EU Member States must steer economic recovery funding towards reaching climate neutrality.
That’s according to the Climate Action Network (CAN) Europe and CEE Bankwatch Network, which have identified investment proposals listed in the National Energy and Climate Plans (NECP) of 14 Member States that must be funded to ensure a green recovery is possible.
They highlight significant spending improvements are required to boost climate ambition and indicate a number of “harmful measures” in the NECPs that they believe should be excluded from EU funding – it calls for increased investments in sustainable renewable energy and energy efficiency, which it says hold the greatest potential to improve the quality of life for millions of people across Europe while simultaneously increasing climate ambition and boosting job creation.
The organisations also note low emission transport systems, sustainable mobility measures and nature-based solutions have significant potential to increase climate ambitions and stimulate the economy, by allowing Member States to step up their climate spending while striving for more ambitious climate targets for the EU in 2030.
Their new report recommends Member States must actively avoid directing funding into ‘harmful measures’ such as new oil and gas exploration, the development of new fossil fuel infrastructure, the use of biomass in low-efficiency heating systems and investments in non-renewable energy sources.
Markus Trilling, Finance and Subsidies Policy Coordinator at Climate Action Network (CAN) Europe, said: “In this week’s European Council, Heads of State must rapidly build on the President’s proposal and agree on increasing climate action spending to at least 40%. It is much needed to pave the way for a drastically increased 2030 climate target.

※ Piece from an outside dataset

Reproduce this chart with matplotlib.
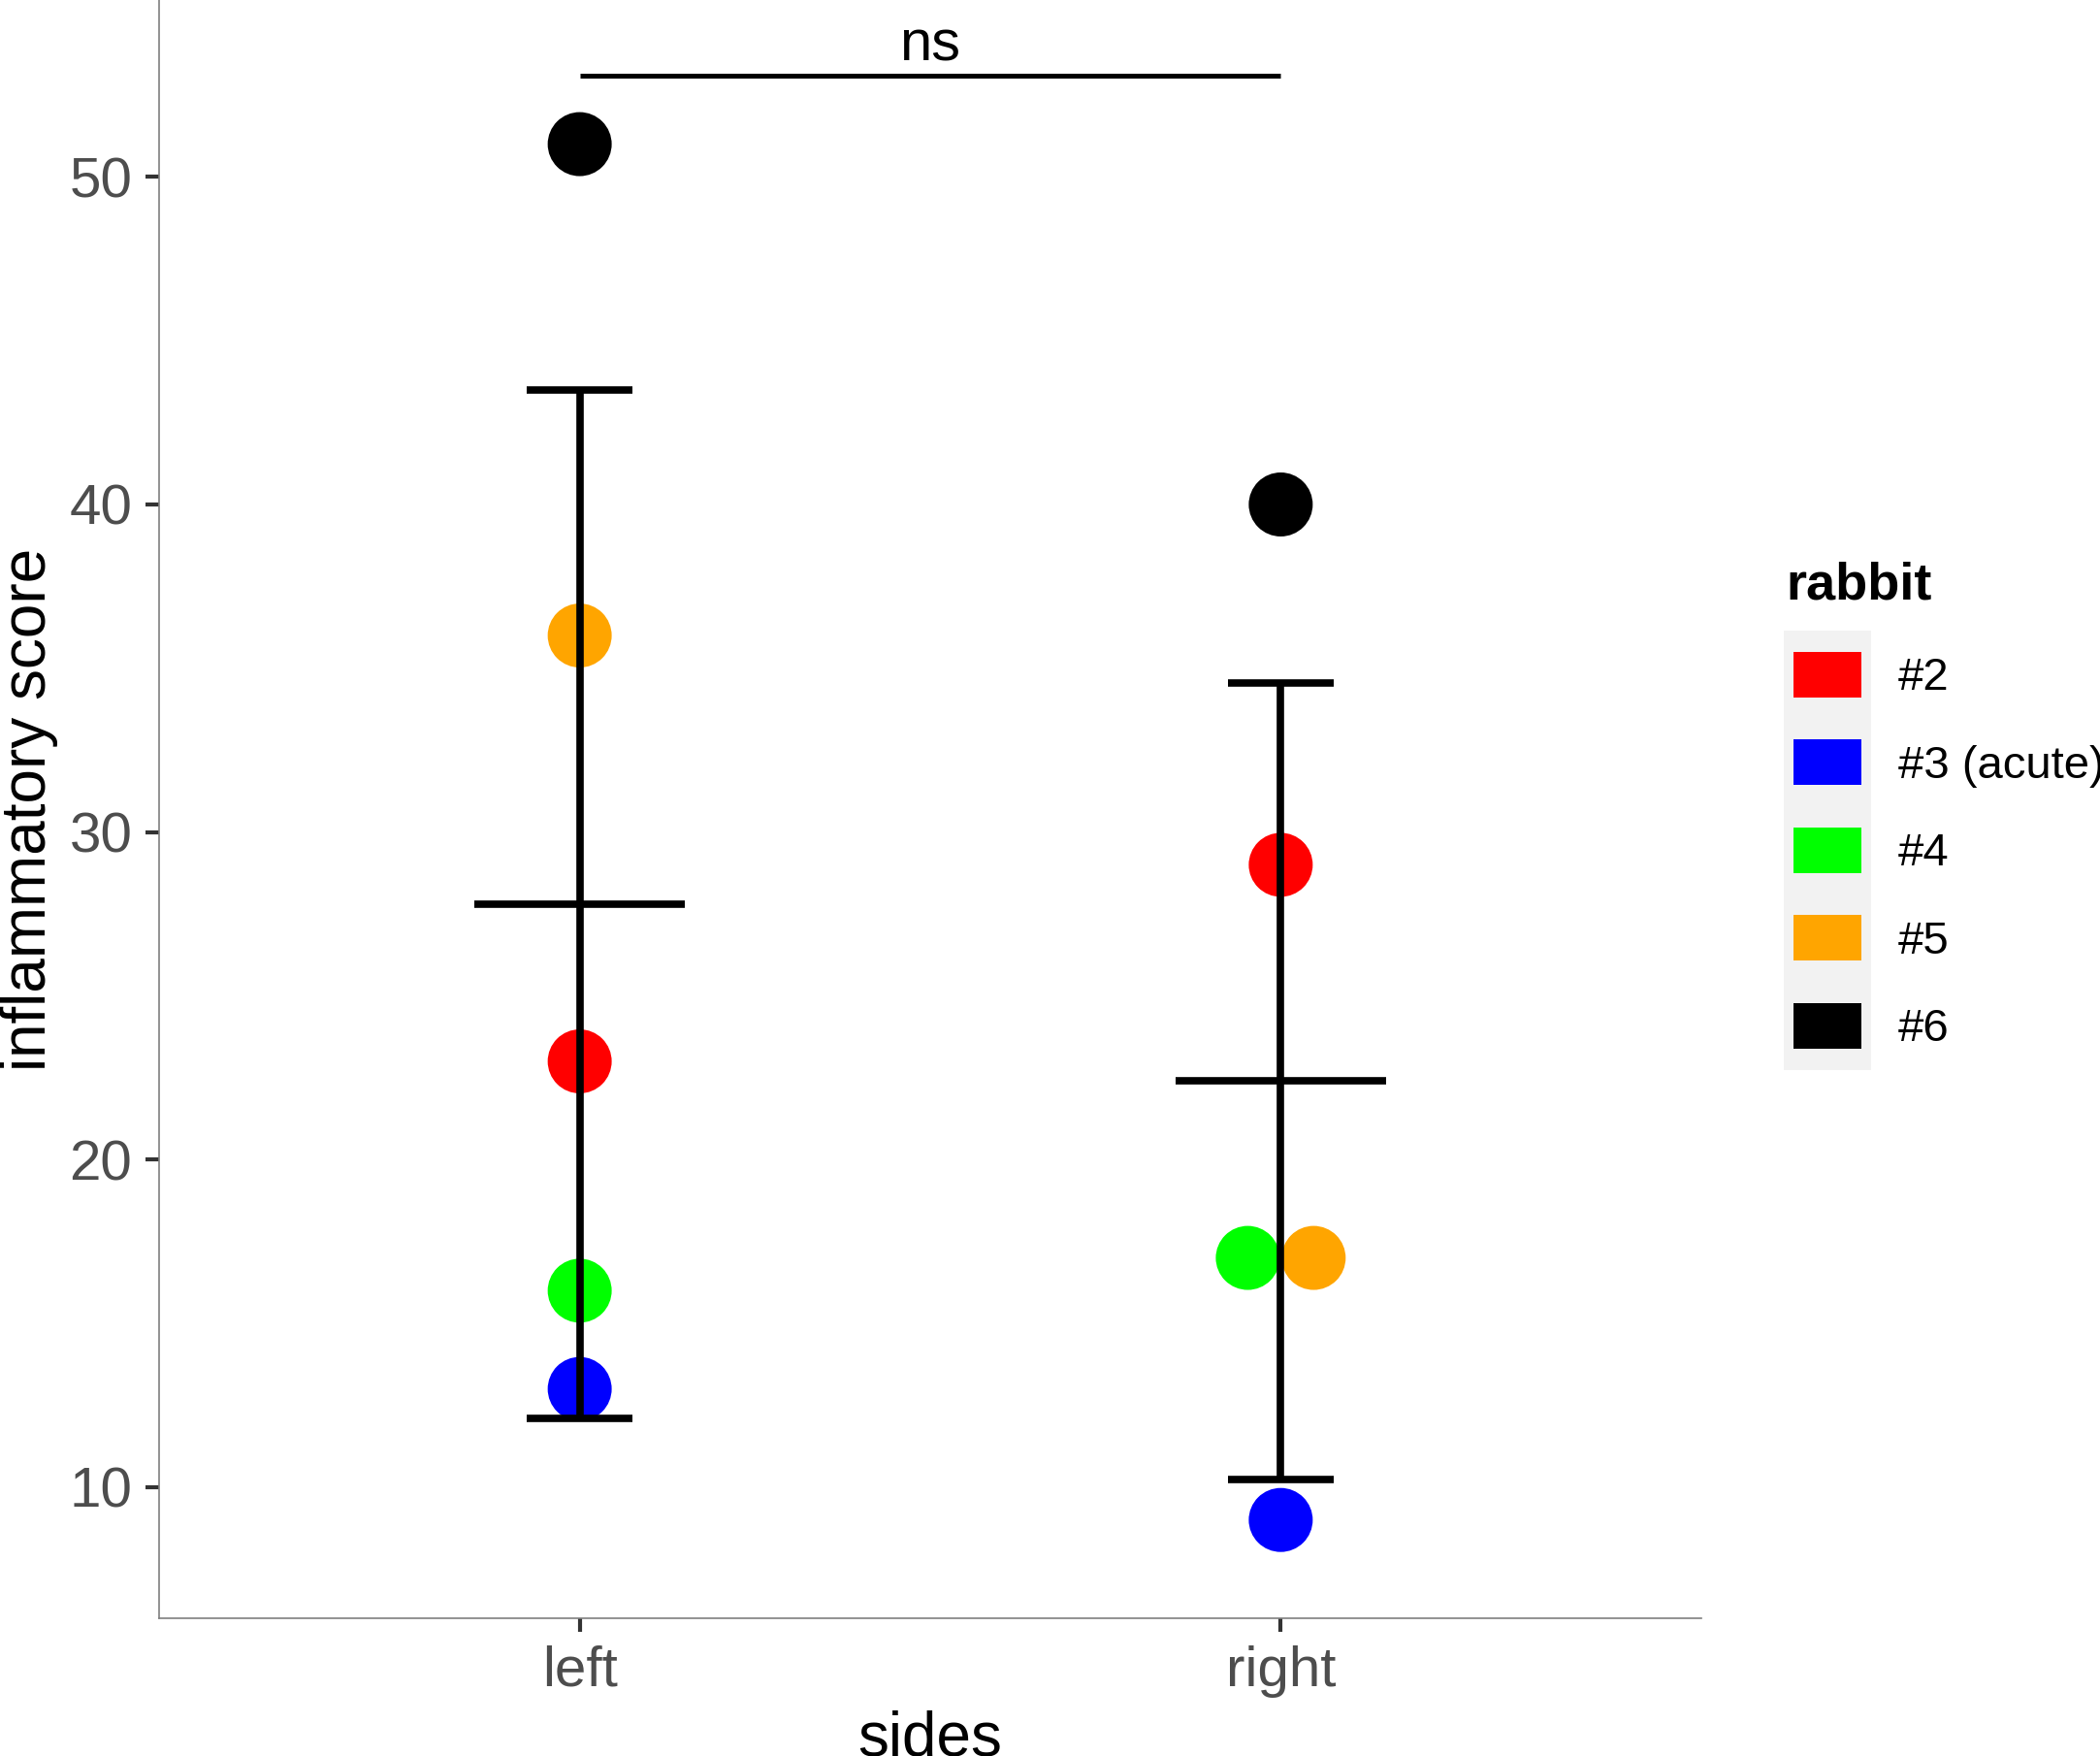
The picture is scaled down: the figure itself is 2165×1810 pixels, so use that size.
import numpy as np
import matplotlib.pyplot as plt
from matplotlib.patches import Rectangle

plt.rcParams['font.family'] = ['Liberation Sans', 'DejaVu Sans']

# data
sides = ['left', 'right']
rabbits = ['#2', '#3 (acute)', '#4', '#5', '#6']
rabbit_colors = ['#FF0000', '#0000FF', '#00FF00', '#FFA500', '#000000']
score_left = [23, 13, 16, 36, 51]
score_right = [29, 9, 17, 17, 40]
# horizontal nudge of overlapping points (right side, #4 and #5)
nudge_left = [0, 0, 0, 0, 0]
nudge_right = [0, 0, -0.047, 0.047, 0]
signif_y = 53.1
signif_label = 'ns'

W, H = 2165, 1810
fig = plt.figure(figsize=(W / 100, H / 100), dpi=100)

def fx(px):
    return px / W

def fy(py):
    return 1 - py / H

ax = fig.add_axes([fx(164), fy(1668), fx(1754) - fx(164), fy(0) - fy(1668)])

scores = [score_left, score_right]
nudges = [nudge_left, nudge_right]

for i, (vals, nud) in enumerate(zip(scores, nudges)):
    xpos = i + 1
    ax.scatter(np.array(nud) + xpos, vals, s=2256, c=rabbit_colors,
               edgecolors='none', zorder=2)
    m = np.mean(vals)
    sd = np.std(vals, ddof=1)
    ax.vlines(xpos, m - sd, m + sd, color='black', lw=5.5, zorder=3)
    ax.hlines([m - sd, m + sd], xpos - 0.075, xpos + 0.075, color='black', lw=5.5, zorder=3)
    ax.hlines(m, xpos - 0.15, xpos + 0.15, color='black', lw=5.5, zorder=3)

# significance bar
ax.plot([1, 2], [signif_y, signif_y], color='black', lw=3.6, solid_capstyle='butt')
ax.text(1.5, signif_y + 0.45, signif_label, ha='center', va='baseline', fontsize=43)

ax.set_xlim(0.4, 2.6)
ax.set_ylim(6.0, 55.4)
ax.set_xticks([1, 2], sides)
ax.set_yticks([10, 20, 30, 40, 50])

for s in ['top', 'right']:
    ax.spines[s].set_visible(False)
for s in ['left', 'bottom']:
    ax.spines[s].set_color('#7F7F7F')
    ax.spines[s].set_linewidth(1.2)
ax.tick_params(length=10, width=3, color='#333333', pad=10,
               labelsize=42, labelcolor='#4D4D4D')

ax.set_xlabel('sides', fontsize=46, labelpad=9)
ax.set_ylabel('inflammatory score', fontsize=46, labelpad=8)

# legend drawn by hand (ggplot style)
fig.text(fx(1841), fy(618), 'rabbit', fontsize=39, fontweight='bold',
         ha='left', va='baseline')
box_top = 650
row_h = 90.5
fig.patches.append(Rectangle((fx(1839), fy(box_top + row_h * len(rabbits))),
                             fx(1929) - fx(1839), row_h * len(rabbits) / H,
                             transform=fig.transFigure, facecolor='#F2F2F2',
                             edgecolor='none', zorder=0))
for k, (lab, col) in enumerate(zip(rabbits, rabbit_colors)):
    cy = box_top + row_h * (k + 0.5)
    fig.patches.append(Rectangle((fx(1849), fy(cy + 23.5)), fx(1919) - fx(1849), 47 / H,
                                 transform=fig.transFigure, facecolor=col,
                                 edgecolor='none', zorder=1))
    fig.text(fx(1957), fy(cy + 4), lab, fontsize=34, ha='left', va='center')

fig.savefig('out.png', dpi=100)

“Timing of this decision is also very crucial as in the next months, Member States will present their spending plans for the next long term EU budget and set priorities for Recovery and Resilience Plans to receive support from the EU’s Recovery Fund. What Member States put in their spending plans will define the EU’s response to both the climate and economic crises in the next 10 years. Now, EU leaders have an opportunity to agree on using the full potential of EU funds to boost climate action and exclude support to fossil fuels.”